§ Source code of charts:
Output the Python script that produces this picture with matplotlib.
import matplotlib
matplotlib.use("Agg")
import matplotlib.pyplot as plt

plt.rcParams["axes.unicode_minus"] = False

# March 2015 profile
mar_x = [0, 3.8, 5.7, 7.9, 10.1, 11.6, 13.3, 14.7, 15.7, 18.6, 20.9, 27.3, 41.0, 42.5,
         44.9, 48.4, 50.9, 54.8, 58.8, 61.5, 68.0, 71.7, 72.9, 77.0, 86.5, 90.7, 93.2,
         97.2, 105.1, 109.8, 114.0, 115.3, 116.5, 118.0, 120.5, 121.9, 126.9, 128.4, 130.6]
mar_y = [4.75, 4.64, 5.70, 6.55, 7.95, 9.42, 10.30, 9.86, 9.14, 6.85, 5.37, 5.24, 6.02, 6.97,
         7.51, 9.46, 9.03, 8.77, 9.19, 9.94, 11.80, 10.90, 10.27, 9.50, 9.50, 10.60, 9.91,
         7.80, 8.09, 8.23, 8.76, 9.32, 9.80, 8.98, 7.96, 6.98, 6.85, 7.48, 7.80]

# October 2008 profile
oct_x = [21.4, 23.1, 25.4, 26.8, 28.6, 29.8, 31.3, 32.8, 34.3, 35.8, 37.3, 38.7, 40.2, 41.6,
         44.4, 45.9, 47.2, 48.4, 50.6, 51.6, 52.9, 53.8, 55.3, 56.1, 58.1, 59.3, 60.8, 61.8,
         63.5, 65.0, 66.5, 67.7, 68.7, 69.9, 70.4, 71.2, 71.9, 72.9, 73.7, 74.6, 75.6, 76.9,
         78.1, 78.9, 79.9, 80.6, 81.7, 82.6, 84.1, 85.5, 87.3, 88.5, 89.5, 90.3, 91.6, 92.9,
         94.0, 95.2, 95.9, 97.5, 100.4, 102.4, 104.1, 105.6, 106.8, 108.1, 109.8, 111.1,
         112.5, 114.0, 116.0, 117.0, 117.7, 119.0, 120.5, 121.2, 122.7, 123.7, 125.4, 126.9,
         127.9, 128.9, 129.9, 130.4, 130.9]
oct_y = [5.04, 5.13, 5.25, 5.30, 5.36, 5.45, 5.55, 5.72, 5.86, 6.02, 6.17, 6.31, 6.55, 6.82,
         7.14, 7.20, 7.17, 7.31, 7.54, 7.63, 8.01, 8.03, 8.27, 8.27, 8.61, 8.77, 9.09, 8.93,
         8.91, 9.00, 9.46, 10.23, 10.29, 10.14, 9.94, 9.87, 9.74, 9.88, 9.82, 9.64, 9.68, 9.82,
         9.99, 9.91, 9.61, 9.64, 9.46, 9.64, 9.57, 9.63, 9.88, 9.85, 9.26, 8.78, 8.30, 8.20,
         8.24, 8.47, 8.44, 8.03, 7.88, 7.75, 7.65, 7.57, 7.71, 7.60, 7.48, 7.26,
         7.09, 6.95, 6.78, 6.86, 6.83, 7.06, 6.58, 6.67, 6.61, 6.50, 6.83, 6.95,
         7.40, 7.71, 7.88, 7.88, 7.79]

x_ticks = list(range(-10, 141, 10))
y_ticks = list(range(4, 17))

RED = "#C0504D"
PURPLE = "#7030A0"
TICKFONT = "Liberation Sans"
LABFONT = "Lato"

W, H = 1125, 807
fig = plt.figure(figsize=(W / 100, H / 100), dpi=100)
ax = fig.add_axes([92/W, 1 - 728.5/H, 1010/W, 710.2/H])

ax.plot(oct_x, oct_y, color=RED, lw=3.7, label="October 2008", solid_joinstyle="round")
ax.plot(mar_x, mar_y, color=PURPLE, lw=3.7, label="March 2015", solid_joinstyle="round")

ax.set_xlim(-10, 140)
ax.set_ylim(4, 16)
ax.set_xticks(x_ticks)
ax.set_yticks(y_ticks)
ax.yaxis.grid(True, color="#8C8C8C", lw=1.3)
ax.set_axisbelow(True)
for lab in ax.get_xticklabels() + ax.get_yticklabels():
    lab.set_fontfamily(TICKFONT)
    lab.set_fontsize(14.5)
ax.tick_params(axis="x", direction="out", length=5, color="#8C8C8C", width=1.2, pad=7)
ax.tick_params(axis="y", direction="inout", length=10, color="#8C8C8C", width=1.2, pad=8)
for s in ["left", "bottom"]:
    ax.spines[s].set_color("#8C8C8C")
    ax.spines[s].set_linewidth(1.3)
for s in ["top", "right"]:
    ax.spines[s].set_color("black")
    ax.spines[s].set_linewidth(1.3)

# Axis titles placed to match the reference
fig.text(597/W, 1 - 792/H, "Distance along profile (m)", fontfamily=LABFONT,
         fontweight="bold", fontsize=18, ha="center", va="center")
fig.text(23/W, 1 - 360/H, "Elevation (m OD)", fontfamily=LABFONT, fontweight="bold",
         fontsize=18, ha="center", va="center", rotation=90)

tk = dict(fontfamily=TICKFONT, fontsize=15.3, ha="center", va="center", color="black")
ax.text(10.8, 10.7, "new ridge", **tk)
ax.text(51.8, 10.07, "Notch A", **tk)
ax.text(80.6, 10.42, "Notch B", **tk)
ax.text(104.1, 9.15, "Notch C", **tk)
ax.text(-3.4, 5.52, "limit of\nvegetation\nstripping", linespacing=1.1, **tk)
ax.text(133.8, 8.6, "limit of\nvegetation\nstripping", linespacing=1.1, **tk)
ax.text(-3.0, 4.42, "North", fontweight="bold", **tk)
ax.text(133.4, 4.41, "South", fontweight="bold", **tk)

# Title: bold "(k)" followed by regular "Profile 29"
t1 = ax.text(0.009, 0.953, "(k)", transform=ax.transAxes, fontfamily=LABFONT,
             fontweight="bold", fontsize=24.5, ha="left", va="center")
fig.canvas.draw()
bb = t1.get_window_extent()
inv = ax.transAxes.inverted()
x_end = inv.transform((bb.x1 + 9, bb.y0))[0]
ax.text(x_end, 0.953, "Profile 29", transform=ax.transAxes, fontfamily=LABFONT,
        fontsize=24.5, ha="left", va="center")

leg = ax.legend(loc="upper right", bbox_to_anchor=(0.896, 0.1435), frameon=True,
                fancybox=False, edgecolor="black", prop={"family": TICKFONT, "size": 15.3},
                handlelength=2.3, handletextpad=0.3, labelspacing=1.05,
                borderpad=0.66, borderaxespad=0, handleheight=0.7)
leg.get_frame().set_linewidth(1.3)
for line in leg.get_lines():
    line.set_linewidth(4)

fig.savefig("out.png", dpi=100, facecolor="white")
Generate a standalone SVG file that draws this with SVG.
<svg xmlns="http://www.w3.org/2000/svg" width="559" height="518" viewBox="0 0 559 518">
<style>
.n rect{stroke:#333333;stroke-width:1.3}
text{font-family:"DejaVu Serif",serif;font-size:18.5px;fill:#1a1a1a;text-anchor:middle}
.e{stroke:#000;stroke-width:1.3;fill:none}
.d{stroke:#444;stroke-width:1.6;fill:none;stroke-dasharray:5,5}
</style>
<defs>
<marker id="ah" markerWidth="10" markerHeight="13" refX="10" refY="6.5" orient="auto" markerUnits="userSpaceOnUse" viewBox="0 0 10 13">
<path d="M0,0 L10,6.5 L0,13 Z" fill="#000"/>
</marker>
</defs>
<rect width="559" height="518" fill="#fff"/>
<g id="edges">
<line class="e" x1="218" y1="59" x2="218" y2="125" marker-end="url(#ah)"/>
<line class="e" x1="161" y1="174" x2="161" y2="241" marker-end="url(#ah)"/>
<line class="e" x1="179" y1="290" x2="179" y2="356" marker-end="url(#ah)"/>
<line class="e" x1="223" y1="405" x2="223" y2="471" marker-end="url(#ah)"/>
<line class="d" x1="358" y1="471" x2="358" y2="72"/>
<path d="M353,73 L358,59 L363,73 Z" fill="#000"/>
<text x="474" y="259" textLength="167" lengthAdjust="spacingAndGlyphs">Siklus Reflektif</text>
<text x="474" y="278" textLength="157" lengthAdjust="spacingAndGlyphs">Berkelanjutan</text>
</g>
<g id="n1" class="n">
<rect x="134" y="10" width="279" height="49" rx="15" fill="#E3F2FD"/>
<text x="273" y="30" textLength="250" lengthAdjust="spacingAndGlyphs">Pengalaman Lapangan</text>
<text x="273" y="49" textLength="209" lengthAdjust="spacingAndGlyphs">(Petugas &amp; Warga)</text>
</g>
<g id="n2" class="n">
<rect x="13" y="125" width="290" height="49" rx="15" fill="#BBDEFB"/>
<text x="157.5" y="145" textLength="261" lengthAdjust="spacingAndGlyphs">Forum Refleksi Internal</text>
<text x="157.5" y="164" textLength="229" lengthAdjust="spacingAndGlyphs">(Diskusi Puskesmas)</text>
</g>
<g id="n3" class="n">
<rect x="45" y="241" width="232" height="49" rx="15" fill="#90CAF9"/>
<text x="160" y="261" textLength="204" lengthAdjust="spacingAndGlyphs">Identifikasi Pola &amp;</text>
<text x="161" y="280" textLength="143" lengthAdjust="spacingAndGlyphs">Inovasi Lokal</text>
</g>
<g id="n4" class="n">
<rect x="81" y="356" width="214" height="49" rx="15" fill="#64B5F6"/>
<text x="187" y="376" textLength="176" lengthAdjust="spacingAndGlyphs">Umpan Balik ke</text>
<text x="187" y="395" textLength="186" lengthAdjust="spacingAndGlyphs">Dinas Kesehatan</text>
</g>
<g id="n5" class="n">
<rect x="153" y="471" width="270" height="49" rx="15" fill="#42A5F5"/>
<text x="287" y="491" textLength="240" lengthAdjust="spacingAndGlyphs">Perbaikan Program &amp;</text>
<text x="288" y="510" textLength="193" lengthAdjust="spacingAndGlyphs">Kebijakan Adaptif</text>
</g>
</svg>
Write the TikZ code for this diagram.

§ Task:
Retype exactly the lines from the start of the entries through the one with "6.85, 7.48, 7.80]"; include both ends.

§ Response to this exercise:
Output the Python script that produces this picture with matplotlib.
import matplotlib
matplotlib.use("Agg")
import matplotlib.pyplot as plt

plt.rcParams["axes.unicode_minus"] = False

# March 2015 profile
mar_x = [0, 3.8, 5.7, 7.9, 10.1, 11.6, 13.3, 14.7, 15.7, 18.6, 20.9, 27.3, 41.0, 42.5,
         44.9, 48.4, 50.9, 54.8, 58.8, 61.5, 68.0, 71.7, 72.9, 77.0, 86.5, 90.7, 93.2,
         97.2, 105.1, 109.8, 114.0, 115.3, 116.5, 118.0, 120.5, 121.9, 126.9, 128.4, 130.6]
mar_y = [4.75, 4.64, 5.70, 6.55, 7.95, 9.42, 10.30, 9.86, 9.14, 6.85, 5.37, 5.24, 6.02, 6.97,
         7.51, 9.46, 9.03, 8.77, 9.19, 9.94, 11.80, 10.90, 10.27, 9.50, 9.50, 10.60, 9.91,
         7.80, 8.09, 8.23, 8.76, 9.32, 9.80, 8.98, 7.96, 6.98, 6.85, 7.48, 7.80]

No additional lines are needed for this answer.